- Requirements:
Print only the lines from the top of the data through the line with "0.130, 0.130, 0.125]", both included, skipping every picture.

═══

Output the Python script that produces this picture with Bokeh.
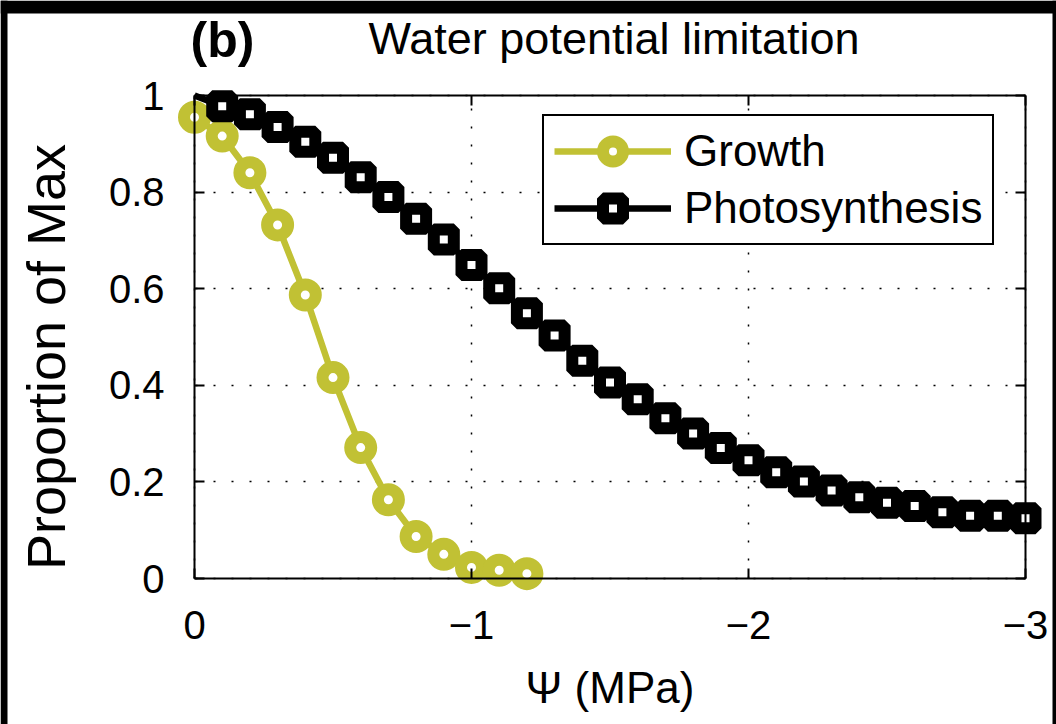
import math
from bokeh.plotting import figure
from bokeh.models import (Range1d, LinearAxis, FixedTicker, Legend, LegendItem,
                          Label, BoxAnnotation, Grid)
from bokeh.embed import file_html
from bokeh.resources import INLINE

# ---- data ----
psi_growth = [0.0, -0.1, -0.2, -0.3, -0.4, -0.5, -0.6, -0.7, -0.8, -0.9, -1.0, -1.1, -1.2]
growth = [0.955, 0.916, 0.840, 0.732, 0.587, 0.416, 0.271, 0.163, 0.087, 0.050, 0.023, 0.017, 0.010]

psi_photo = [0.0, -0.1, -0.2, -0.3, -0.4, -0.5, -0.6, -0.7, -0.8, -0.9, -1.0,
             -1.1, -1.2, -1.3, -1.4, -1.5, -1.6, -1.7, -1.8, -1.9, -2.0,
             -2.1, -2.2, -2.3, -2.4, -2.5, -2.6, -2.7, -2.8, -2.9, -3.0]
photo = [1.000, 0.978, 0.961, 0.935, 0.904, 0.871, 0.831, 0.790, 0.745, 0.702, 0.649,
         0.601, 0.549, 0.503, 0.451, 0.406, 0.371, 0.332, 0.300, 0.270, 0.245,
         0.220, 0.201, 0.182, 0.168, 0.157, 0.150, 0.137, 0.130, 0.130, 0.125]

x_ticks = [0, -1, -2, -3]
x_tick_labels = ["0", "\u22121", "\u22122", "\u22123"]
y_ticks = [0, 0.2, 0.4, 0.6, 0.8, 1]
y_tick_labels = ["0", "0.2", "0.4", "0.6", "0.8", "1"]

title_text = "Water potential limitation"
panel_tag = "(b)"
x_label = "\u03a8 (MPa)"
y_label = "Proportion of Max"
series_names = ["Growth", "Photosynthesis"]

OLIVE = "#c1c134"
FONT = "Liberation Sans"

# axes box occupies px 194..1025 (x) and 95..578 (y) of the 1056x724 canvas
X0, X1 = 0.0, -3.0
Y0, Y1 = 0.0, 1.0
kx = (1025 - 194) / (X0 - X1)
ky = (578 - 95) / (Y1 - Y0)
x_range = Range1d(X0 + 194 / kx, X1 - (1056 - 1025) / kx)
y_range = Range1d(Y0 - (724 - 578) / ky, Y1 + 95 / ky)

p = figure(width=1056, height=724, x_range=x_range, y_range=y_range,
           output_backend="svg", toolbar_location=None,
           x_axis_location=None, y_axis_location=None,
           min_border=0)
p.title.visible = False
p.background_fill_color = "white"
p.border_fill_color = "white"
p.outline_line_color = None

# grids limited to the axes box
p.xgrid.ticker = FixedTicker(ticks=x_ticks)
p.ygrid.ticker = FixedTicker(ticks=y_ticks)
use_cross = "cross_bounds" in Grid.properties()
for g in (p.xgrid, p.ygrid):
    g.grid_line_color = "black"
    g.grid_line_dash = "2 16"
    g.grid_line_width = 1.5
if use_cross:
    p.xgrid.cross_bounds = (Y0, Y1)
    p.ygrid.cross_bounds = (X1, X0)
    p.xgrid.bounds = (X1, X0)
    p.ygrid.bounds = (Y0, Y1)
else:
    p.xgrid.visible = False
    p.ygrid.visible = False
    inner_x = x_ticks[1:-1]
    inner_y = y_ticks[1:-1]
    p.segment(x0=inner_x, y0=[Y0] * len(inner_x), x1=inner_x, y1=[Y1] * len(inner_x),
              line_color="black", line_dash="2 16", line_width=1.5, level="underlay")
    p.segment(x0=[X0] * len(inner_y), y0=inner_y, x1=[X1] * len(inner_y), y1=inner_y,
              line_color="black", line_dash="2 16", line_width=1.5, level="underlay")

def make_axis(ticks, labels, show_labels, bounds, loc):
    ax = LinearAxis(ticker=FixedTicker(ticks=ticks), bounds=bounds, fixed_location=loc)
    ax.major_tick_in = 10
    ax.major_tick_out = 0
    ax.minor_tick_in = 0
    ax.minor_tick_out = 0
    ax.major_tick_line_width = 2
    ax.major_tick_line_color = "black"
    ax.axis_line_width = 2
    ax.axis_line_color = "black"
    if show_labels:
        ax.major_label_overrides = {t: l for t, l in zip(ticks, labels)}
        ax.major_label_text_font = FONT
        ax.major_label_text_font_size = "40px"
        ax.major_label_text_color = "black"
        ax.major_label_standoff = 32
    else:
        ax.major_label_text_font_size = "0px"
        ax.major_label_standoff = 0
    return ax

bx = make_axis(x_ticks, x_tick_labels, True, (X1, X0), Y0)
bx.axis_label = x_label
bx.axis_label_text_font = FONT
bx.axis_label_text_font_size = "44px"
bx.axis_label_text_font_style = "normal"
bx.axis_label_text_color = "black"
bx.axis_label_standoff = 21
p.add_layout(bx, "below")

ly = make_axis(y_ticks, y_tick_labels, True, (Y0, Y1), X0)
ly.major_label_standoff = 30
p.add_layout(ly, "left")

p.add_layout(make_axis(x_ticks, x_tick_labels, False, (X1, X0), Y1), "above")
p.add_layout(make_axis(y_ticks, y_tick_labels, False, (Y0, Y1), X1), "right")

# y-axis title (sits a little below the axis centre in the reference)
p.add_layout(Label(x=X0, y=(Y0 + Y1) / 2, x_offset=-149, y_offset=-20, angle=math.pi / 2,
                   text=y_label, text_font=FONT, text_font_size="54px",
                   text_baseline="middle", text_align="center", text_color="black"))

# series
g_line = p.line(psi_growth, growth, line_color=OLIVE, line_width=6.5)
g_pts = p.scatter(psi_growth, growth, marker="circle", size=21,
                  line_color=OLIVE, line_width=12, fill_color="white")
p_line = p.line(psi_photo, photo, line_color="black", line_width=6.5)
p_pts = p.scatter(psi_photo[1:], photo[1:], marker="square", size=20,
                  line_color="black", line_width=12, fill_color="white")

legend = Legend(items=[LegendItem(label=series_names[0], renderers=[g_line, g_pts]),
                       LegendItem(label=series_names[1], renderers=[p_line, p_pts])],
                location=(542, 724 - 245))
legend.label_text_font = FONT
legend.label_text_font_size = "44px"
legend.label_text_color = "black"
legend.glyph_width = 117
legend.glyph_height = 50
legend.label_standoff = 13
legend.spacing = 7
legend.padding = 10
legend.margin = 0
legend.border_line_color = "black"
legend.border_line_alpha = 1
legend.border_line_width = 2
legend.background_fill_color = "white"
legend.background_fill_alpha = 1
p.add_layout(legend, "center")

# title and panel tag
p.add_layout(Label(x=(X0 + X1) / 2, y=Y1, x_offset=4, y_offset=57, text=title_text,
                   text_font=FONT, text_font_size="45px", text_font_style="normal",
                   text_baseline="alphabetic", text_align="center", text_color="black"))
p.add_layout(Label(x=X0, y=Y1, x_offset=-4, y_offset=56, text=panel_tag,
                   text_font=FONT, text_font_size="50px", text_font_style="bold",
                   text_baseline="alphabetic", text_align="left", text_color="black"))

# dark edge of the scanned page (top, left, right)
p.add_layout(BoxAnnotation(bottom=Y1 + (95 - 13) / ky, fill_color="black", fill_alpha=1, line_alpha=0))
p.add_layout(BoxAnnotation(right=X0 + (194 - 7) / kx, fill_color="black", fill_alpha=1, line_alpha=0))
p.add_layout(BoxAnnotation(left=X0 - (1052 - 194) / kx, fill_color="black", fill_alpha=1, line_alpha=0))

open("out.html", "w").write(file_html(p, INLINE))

═══

- Complete answer:
Output the Python script that produces this picture with Bokeh.
import math
from bokeh.plotting import figure
from bokeh.models import (Range1d, LinearAxis, FixedTicker, Legend, LegendItem,
                          Label, BoxAnnotation, Grid)
from bokeh.embed import file_html
from bokeh.resources import INLINE

# ---- data ----
psi_growth = [0.0, -0.1, -0.2, -0.3, -0.4, -0.5, -0.6, -0.7, -0.8, -0.9, -1.0, -1.1, -1.2]
growth = [0.955, 0.916, 0.840, 0.732, 0.587, 0.416, 0.271, 0.163, 0.087, 0.050, 0.023, 0.017, 0.010]

psi_photo = [0.0, -0.1, -0.2, -0.3, -0.4, -0.5, -0.6, -0.7, -0.8, -0.9, -1.0,
             -1.1, -1.2, -1.3, -1.4, -1.5, -1.6, -1.7, -1.8, -1.9, -2.0,
             -2.1, -2.2, -2.3, -2.4, -2.5, -2.6, -2.7, -2.8, -2.9, -3.0]
photo = [1.000, 0.978, 0.961, 0.935, 0.904, 0.871, 0.831, 0.790, 0.745, 0.702, 0.649,
         0.601, 0.549, 0.503, 0.451, 0.406, 0.371, 0.332, 0.300, 0.270, 0.245,
         0.220, 0.201, 0.182, 0.168, 0.157, 0.150, 0.137, 0.130, 0.130, 0.125]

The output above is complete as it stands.